Better then your current card yes. Equal to a 260 no.


----------



## guitarzann (Jun 18, 2009)

http://www.guru3d.com/article/radeon-hd-5670-review-test-crossfire/9
As you can see, the gtx260 is a bit faster.


----------



## mrnachos38 (May 13, 2010)

@guitarzann as i can see, the radeon hd 5670 crossfire enabled is better than the radeon hd 5670, but would a dual radeon hd 5670 crossfire enabled make the same gap in frames as the crossfire did to the reg?

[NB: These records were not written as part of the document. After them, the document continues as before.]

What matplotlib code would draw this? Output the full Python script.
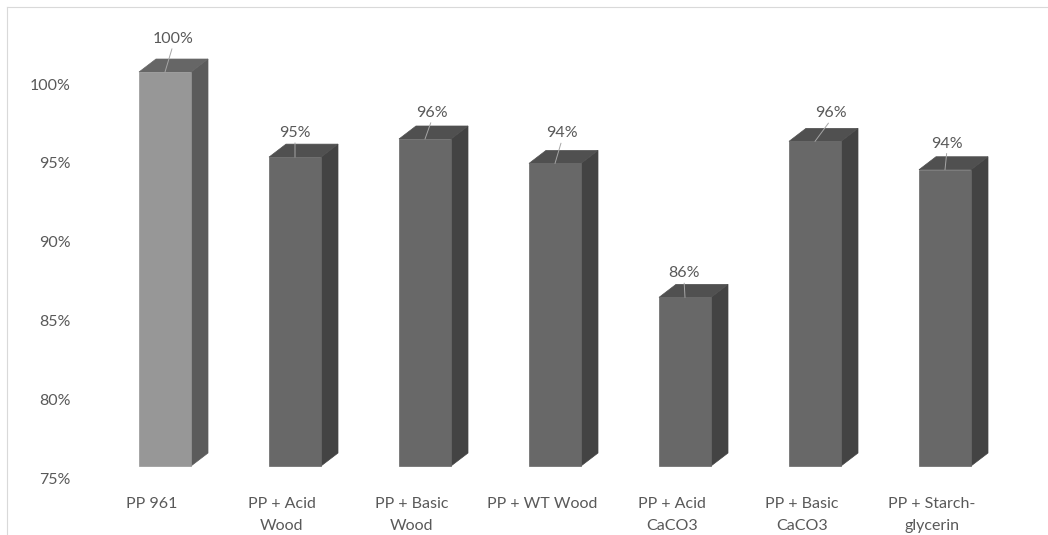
import matplotlib
matplotlib.use("Agg")
import matplotlib.pyplot as plt
from matplotlib.patches import Polygon
from matplotlib.lines import Line2D
from matplotlib.transforms import ScaledTranslation

categories = ["PP 961", "PP + Acid\nWood", "PP + Basic\nWood", "PP + WT Wood",
              "PP + Acid\nCaCO3", "PP + Basic\nCaCO3", "PP + Starch-\nglycerin"]
retention = [100.0, 94.6, 95.75, 94.2, 85.7, 95.6, 93.8]
ytick_values = [75, 80, 85, 90, 95, 100]

# data-label placement (pixels) relative to the front-top centre of each bar
label_dx = [8, 0, 7, 7, -1, 16, 2]
label_dy = [33, 24, 26, 30, 24, 28, 26]

W, H, DPI = 1048, 535, 100
plt.rcParams["font.family"] = ["Lato", "DejaVu Sans"]
TEXT = "#595959"

fig = plt.figure(figsize=(W / DPI, H / DPI), dpi=DPI)
fig.patch.set_facecolor("white")

ax_w_px, ax_h_px = 910, 425.5
ax = fig.add_axes([100 / W, 69 / H, ax_w_px / W, ax_h_px / H])
xlim, ylim = (-0.5, 6.5), (75, 102)
ax.set_xlim(*xlim)
ax.set_ylim(*ylim)

px_x = ax_w_px / (xlim[1] - xlim[0])   # pixels per category unit
px_y = ax_h_px / (ylim[1] - ylim[0])   # pixels per percentage point

half_w = 26 / px_x       # half width of the front face
depth_x = 17 / px_x      # 3-D depth offset
depth_y = 13 / px_y

first_colors = ("#979797", "#5b5b5b", "#666666")   # front, side, top
other_colors = ("#686868", "#434343", "#505050")

base = ylim[0]
for i, v in enumerate(retention):
    front_c, side_c, top_c = first_colors if i == 0 else other_colors
    l, r = i - half_w, i + half_w
    front = [(l, base), (r, base), (r, v), (l, v)]
    side = [(r, base), (r + depth_x, base + depth_y),
            (r + depth_x, v + depth_y), (r, v)]
    top = [(l, v), (r, v), (r + depth_x, v + depth_y), (l + depth_x, v + depth_y)]
    for pts, c in ((side, side_c), (top, top_c), (front, front_c)):
        ax.add_patch(Polygon(pts, closed=True, facecolor=c, edgecolor=c,
                             lw=0.5, clip_on=False, zorder=2))
    ax.annotate(f"{v:.0f}%", xy=(i, v), xytext=(label_dx[i], label_dy[i]),
                textcoords="offset pixels", ha="center", va="center",
                fontsize=11.5, color=TEXT, zorder=4,
                arrowprops=dict(arrowstyle="-", color="#a6a6a6", lw=0.7,
                                shrinkA=0, shrinkB=0, relpos=(0.5, 0.05)))

for s in ax.spines.values():
    s.set_visible(False)

ax.set_xticks(range(len(categories)))
ax.set_xticklabels(categories, fontsize=11.5, color=TEXT, linespacing=1.75)
ax.set_yticks(ytick_values)
ax.set_yticklabels([f"{t}%" for t in ytick_values], fontsize=11.5, color=TEXT)
ax.tick_params(axis="both", length=0)
ax.tick_params(axis="x", pad=22)
ax.tick_params(axis="y", pad=21)

# axis labels sit on the front edge of the 3-D floor
for lbl in ax.get_xticklabels():
    lbl.set_transform(lbl.get_transform() +
                      ScaledTranslation(-13 / DPI, 0, fig.dpi_scale_trans))
for lbl in ax.get_yticklabels():
    lbl.set_transform(lbl.get_transform() +
                      ScaledTranslation(0, -12 / DPI, fig.dpi_scale_trans))

# chart-area border
fig.add_artist(Line2D([6.5 / W, 6.5 / W], [0, 1 - 6.5 / H],
                      transform=fig.transFigure, color="#d9d9d9", lw=0.8))
fig.add_artist(Line2D([6.5 / W, 1], [1 - 6.5 / H, 1 - 6.5 / H],
                      transform=fig.transFigure, color="#d9d9d9", lw=0.8))

fig.savefig("out.png", dpi=DPI, facecolor="white")
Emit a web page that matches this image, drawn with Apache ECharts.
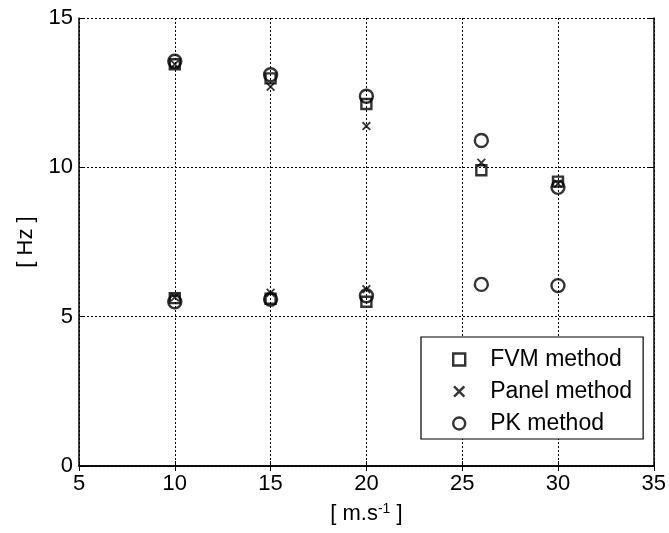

@wrench97 the radeon hd 5670 crossfire pwns this 8500gt rite? cuz my 8500gt, no matter how crappy people say it is, can still play modern warfare 2 at 1024x768 perfectly smoothly, though its overclocked


----------



## Wrench97 (May 10, 2008)

At 1024x768 it won't be an issue, notice all the resolutions in the comps are quite a bit higher.


----------



## mrnachos38 (May 13, 2010)

what i'm worried about is where my 2grand went to. i want a higher performance pc and i'm not sure if this is offering that to me.


----------



## guitarzann (Jun 18, 2009)

Your 2grand went into Dell's pocket, thats why we were all recommending you build your own PC. You end up with more for less.


----------



## mrnachos38 (May 13, 2010)

yes i know that it went into dell's pocket... -_-... i'm just asking if my 2 grand computer will give me the high performance that i would like for gaming


----------